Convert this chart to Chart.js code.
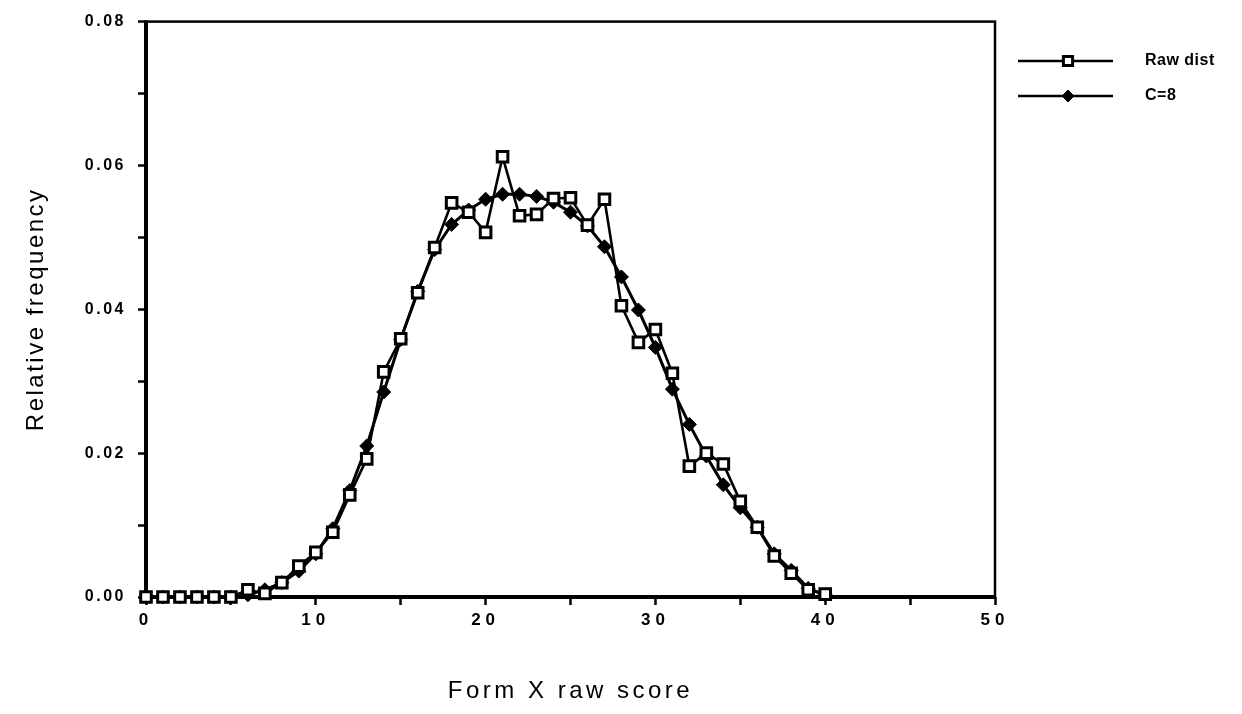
<!DOCTYPE html>
<html>
<head>
<meta charset="utf-8">
<script src="https://cdn.jsdelivr.net/npm/chart.js@4"></script>
<style>
    html, body { margin: 0; padding: 0; background: #fff; }
    #wrap { width: 1242px; height: 714px; position: relative; }
    canvas { display: block; }
</style>
</head>
<body>
<div id="wrap"><canvas id="chart" width="1242" height="714"></canvas></div>
<script>
// values
const scores = [0, 1, 2, 3, 4, 5, 6, 7, 8, 9, 10, 11, 12, 13, 14, 15, 16, 17, 18, 19, 20,
    21, 22, 23, 24, 25, 26, 27, 28, 29, 30, 31, 32, 33, 34, 35, 36, 37, 38, 39, 40]
const rawDist = [0, 0, 0, 0, 0, 0, 0.001, 0.0005, 0.002, 0.0043, 0.0062, 0.009, 0.0142, 0.0192, 0.0313,
    0.0359, 0.0423, 0.0486, 0.0548, 0.0535, 0.0507, 0.0612, 0.053, 0.0532, 0.0554, 0.0555,
    0.0517, 0.0553, 0.0405, 0.0354, 0.0372, 0.0311, 0.0182, 0.0200, 0.0185, 0.0133,
    0.0097, 0.0057, 0.0033, 0.001, 0.0004]
const smoothC8 = [0, 0, 0, 0, 0, 0, 0.0003, 0.001, 0.002, 0.0036, 0.006, 0.0095, 0.0148, 0.021, 0.0285,
    0.0358, 0.0425, 0.0483, 0.0518, 0.0538, 0.0553, 0.056, 0.056, 0.0557, 0.0549, 0.0535,
    0.0516, 0.0487, 0.0445, 0.0399, 0.0347, 0.0289, 0.024, 0.0196, 0.0156, 0.0124,
    0.0097, 0.006, 0.0037, 0.0012, 0.0003]
const seriesNames = ['Raw dist', 'C=8']
const xTitle = 'Form X raw score'
const yTitle = 'Relative frequency'

const FONT = "'Liberation Sans', Arial, Helvetica, sans-serif"

const toPoints = values => values.map((v, i) => ({ x: scores[i], y: v }))

// wrap a scale's label/title drawing so it gets its own letter spacing
function spaced(scale, tickSpacing, titleSpacing) {
    if (scale._spaced) return
    scale._spaced = true
    const ctx = scale.ctx
    const drawLabels = scale.drawLabels.bind(scale)
    const drawTitle = scale.drawTitle.bind(scale)
    scale.drawLabels = area => { ctx.save(); ctx.letterSpacing = tickSpacing; drawLabels(area); ctx.restore() }
    scale.drawTitle = area => { ctx.save(); ctx.letterSpacing = titleSpacing; drawTitle(area); ctx.restore() }
}

const framePlugin = {
    id: 'frame',
    afterLayout(chart) {
        spaced(chart.scales.x, '5px', '3.5px')
        spaced(chart.scales.y, '2.5px', '2.5px')
    },
    beforeDatasetsDraw(chart) {
        const { ctx, chartArea: a } = chart
        ctx.save()
        ctx.strokeStyle = '#000'
        ctx.lineWidth = 2.5
        ctx.strokeRect(a.left, a.top, a.right - a.left, a.bottom - a.top)
        ctx.lineWidth = 4
        ctx.beginPath()
        ctx.moveTo(a.left - 1, a.bottom)
        ctx.lineTo(a.right + 1, a.bottom)
        ctx.moveTo(a.left, a.top - 1)
        ctx.lineTo(a.left, a.bottom + 1)
        ctx.stroke()
        ctx.restore()
    },
    afterDraw(chart) {
        const ctx = chart.ctx
        const rows = [{ y: 61, style: 'rect' }, { y: 96, style: 'rectRot' }]
        ctx.save()
        rows.forEach((row, i) => {
            const ds = chart.data.datasets[i]
            ctx.strokeStyle = '#000'
            ctx.lineWidth = 2.5
            ctx.beginPath()
            ctx.moveTo(1018, row.y)
            ctx.lineTo(1113, row.y)
            ctx.stroke()
            ctx.fillStyle = ds.pointBackgroundColor
            ctx.strokeStyle = '#000'
            ctx.lineWidth = ds.pointBorderWidth
            Chart.helpers.drawPoint(ctx, {
                pointStyle: row.style, radius: ds.pointRadius - 1, borderWidth: ds.pointBorderWidth
            }, 1068, row.y)
            ctx.fillStyle = '#000'
            ctx.font = 'bold 16px ' + FONT
            ctx.letterSpacing = '0.5px'
            ctx.textBaseline = 'middle'
            ctx.textAlign = 'left'
            ctx.fillText(seriesNames[i], 1145, row.y)
            ctx.letterSpacing = '0px'
        })
        ctx.restore()
    }
}

new Chart(document.getElementById('chart'), {
    type: 'line',
    data: {
        datasets: [{
            label: seriesNames[0],
            data: toPoints(rawDist),
            borderColor: '#000',
            borderWidth: 2.6,
            pointStyle: 'rect',
            pointRadius: 7.5,
            pointBorderWidth: 3,
            pointBackgroundColor: '#fff',
            pointBorderColor: '#000',
            tension: 0,
            clip: false,
            order: 1
        }, {
            label: seriesNames[1],
            data: toPoints(smoothC8),
            borderColor: '#000',
            borderWidth: 3,
            pointStyle: 'rectRot',
            pointRadius: 7,
            pointBorderWidth: 1,
            pointBackgroundColor: '#000',
            pointBorderColor: '#000',
            tension: 0,
            clip: false,
            order: 2
        }]
    },
    options: {
        responsive: false,
        animation: false,
        devicePixelRatio: 1,
        layout: { padding: { left: 0, top: 18, right: 247, bottom: 0 } },
        plugins: { legend: { display: false }, tooltip: { enabled: false } },
        scales: {
            x: {
                type: 'linear',
                min: 0,
                max: 50,
                afterFit: scale => { scale.height = 117 },
                border: { display: false },
                grid: { drawOnChartArea: false, drawTicks: true, tickLength: 8, tickWidth: 2.5, tickColor: '#000' },
                ticks: {
                    stepSize: 5,
                    autoSkip: false,
                    maxRotation: 0,
                    padding: 5,
                    color: '#000',
                    font: { family: FONT, size: 17, weight: 'bold' },
                    callback: v => v % 10 === 0 ? String(v) : ''
                },
                title: {
                    display: true,
                    text: xTitle,
                    color: '#000',
                    font: { family: FONT, size: 24 },
                    padding: { top: 0, bottom: 8 }
                }
            },
            y: {
                min: 0,
                max: 0.08,
                afterFit: scale => { scale.width = 146 },
                border: { display: false },
                grid: { drawOnChartArea: false, drawTicks: true, tickLength: 8, tickWidth: 2.5, tickColor: '#000' },
                ticks: {
                    stepSize: 0.01,
                    autoSkip: false,
                    padding: 12,
                    color: '#000',
                    font: { family: FONT, size: 16, weight: 'bold' },
                    callback: v => Math.round(v * 100) % 2 === 0 ? v.toFixed(2) : ''
                },
                title: {
                    display: true,
                    text: yTitle,
                    color: '#000',
                    font: { family: FONT, size: 24 },
                    padding: { top: 22, bottom: 0 }
                }
            }
        }
    },
    plugins: [framePlugin]
})
</script>
</body>
</html>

____

All of the lines above should be printed exactly, minus the pictures.

• _Response for this exercise_:
Convert this chart to Chart.js code.
<!DOCTYPE html>
<html>
<head>
<meta charset="utf-8">
<script src="https://cdn.jsdelivr.net/npm/chart.js@4"></script>
<style>
    html, body { margin: 0; padding: 0; background: #fff; }
    #wrap { width: 1242px; height: 714px; position: relative; }
    canvas { display: block; }
</style>
</head>
<body>
<div id="wrap"><canvas id="chart" width="1242" height="714"></canvas></div>
<script>
// values
const scores = [0, 1, 2, 3, 4, 5, 6, 7, 8, 9, 10, 11, 12, 13, 14, 15, 16, 17, 18, 19, 20,
    21, 22, 23, 24, 25, 26, 27, 28, 29, 30, 31, 32, 33, 34, 35, 36, 37, 38, 39, 40]
const rawDist = [0, 0, 0, 0, 0, 0, 0.001, 0.0005, 0.002, 0.0043, 0.0062, 0.009, 0.0142, 0.0192, 0.0313,
    0.0359, 0.0423, 0.0486, 0.0548, 0.0535, 0.0507, 0.0612, 0.053, 0.0532, 0.0554, 0.0555,
    0.0517, 0.0553, 0.0405, 0.0354, 0.0372, 0.0311, 0.0182, 0.0200, 0.0185, 0.0133,
    0.0097, 0.0057, 0.0033, 0.001, 0.0004]
const smoothC8 = [0, 0, 0, 0, 0, 0, 0.0003, 0.001, 0.002, 0.0036, 0.006, 0.0095, 0.0148, 0.021, 0.0285,
    0.0358, 0.0425, 0.0483, 0.0518, 0.0538, 0.0553, 0.056, 0.056, 0.0557, 0.0549, 0.0535,
    0.0516, 0.0487, 0.0445, 0.0399, 0.0347, 0.0289, 0.024, 0.0196, 0.0156, 0.0124,
    0.0097, 0.006, 0.0037, 0.0012, 0.0003]
const seriesNames = ['Raw dist', 'C=8']
const xTitle = 'Form X raw score'
const yTitle = 'Relative frequency'

const FONT = "'Liberation Sans', Arial, Helvetica, sans-serif"

const toPoints = values => values.map((v, i) => ({ x: scores[i], y: v }))

// wrap a scale's label/title drawing so it gets its own letter spacing
function spaced(scale, tickSpacing, titleSpacing) {
    if (scale._spaced) return
    scale._spaced = true
    const ctx = scale.ctx
    const drawLabels = scale.drawLabels.bind(scale)
    const drawTitle = scale.drawTitle.bind(scale)
    scale.drawLabels = area => { ctx.save(); ctx.letterSpacing = tickSpacing; drawLabels(area); ctx.restore() }
    scale.drawTitle = area => { ctx.save(); ctx.letterSpacing = titleSpacing; drawTitle(area); ctx.restore() }
}

const framePlugin = {
    id: 'frame',
    afterLayout(chart) {
        spaced(chart.scales.x, '5px', '3.5px')
        spaced(chart.scales.y, '2.5px', '2.5px')
    },
    beforeDatasetsDraw(chart) {
        const { ctx, chartArea: a } = chart
        ctx.save()
        ctx.strokeStyle = '#000'
        ctx.lineWidth = 2.5
        ctx.strokeRect(a.left, a.top, a.right - a.left, a.bottom - a.top)
        ctx.lineWidth = 4
        ctx.beginPath()
        ctx.moveTo(a.left - 1, a.bottom)
        ctx.lineTo(a.right + 1, a.bottom)
        ctx.moveTo(a.left, a.top - 1)
        ctx.lineTo(a.left, a.bottom + 1)
        ctx.stroke()
        ctx.restore()
    },
    afterDraw(chart) {
        const ctx = chart.ctx
        const rows = [{ y: 61, style: 'rect' }, { y: 96, style: 'rectRot' }]
        ctx.save()
        rows.forEach((row, i) => {
            const ds = chart.data.datasets[i]
            ctx.strokeStyle = '#000'
            ctx.lineWidth = 2.5
            ctx.beginPath()
            ctx.moveTo(1018, row.y)
            ctx.lineTo(1113, row.y)
            ctx.stroke()
            ctx.fillStyle = ds.pointBackgroundColor
            ctx.strokeStyle = '#000'
            ctx.lineWidth = ds.pointBorderWidth
            Chart.helpers.drawPoint(ctx, {
                pointStyle: row.style, radius: ds.pointRadius - 1, borderWidth: ds.pointBorderWidth
            }, 1068, row.y)
            ctx.fillStyle = '#000'
            ctx.font = 'bold 16px ' + FONT
            ctx.letterSpacing = '0.5px'
            ctx.textBaseline = 'middle'
            ctx.textAlign = 'left'
            ctx.fillText(seriesNames[i], 1145, row.y)
            ctx.letterSpacing = '0px'
        })
        ctx.restore()
    }
}

new Chart(document.getElementById('chart'), {
    type: 'line',
    data: {
        datasets: [{
            label: seriesNames[0],
            data: toPoints(rawDist),
            borderColor: '#000',
            borderWidth: 2.6,
            pointStyle: 'rect',
            pointRadius: 7.5,
            pointBorderWidth: 3,
            pointBackgroundColor: '#fff',
            pointBorderColor: '#000',
            tension: 0,
            clip: false,
            order: 1
        }, {
            label: seriesNames[1],
            data: toPoints(smoothC8),
            borderColor: '#000',
            borderWidth: 3,
            pointStyle: 'rectRot',
            pointRadius: 7,
            pointBorderWidth: 1,
            pointBackgroundColor: '#000',
            pointBorderColor: '#000',
            tension: 0,
            clip: false,
            order: 2
        }]
    },
    options: {
        responsive: false,
        animation: false,
        devicePixelRatio: 1,
        layout: { padding: { left: 0, top: 18, right: 247, bottom: 0 } },
        plugins: { legend: { display: false }, tooltip: { enabled: false } },
        scales: {
            x: {
                type: 'linear',
                min: 0,
                max: 50,
                afterFit: scale => { scale.height = 117 },
                border: { display: false },
                grid: { drawOnChartArea: false, drawTicks: true, tickLength: 8, tickWidth: 2.5, tickColor: '#000' },
                ticks: {
                    stepSize: 5,
                    autoSkip: false,
                    maxRotation: 0,
                    padding: 5,
                    color: '#000',
                    font: { family: FONT, size: 17, weight: 'bold' },
                    callback: v => v % 10 === 0 ? String(v) : ''
                },
                title: {
                    display: true,
                    text: xTitle,
                    color: '#000',
                    font: { family: FONT, size: 24 },
                    padding: { top: 0, bottom: 8 }
                }
            },
            y: {
                min: 0,
                max: 0.08,
                afterFit: scale => { scale.width = 146 },
                border: { display: false },
                grid: { drawOnChartArea: false, drawTicks: true, tickLength: 8, tickWidth: 2.5, tickColor: '#000' },
                ticks: {
                    stepSize: 0.01,
                    autoSkip: false,
                    padding: 12,
                    color: '#000',
                    font: { family: FONT, size: 16, weight: 'bold' },
                    callback: v => Math.round(v * 100) % 2 === 0 ? v.toFixed(2) : ''
                },
                title: {
                    display: true,
                    text: yTitle,
                    color: '#000',
                    font: { family: FONT, size: 24 },
                    padding: { top: 22, bottom: 0 }
                }
            }
        }
    },
    plugins: [framePlugin]
})
</script>
</body>
</html>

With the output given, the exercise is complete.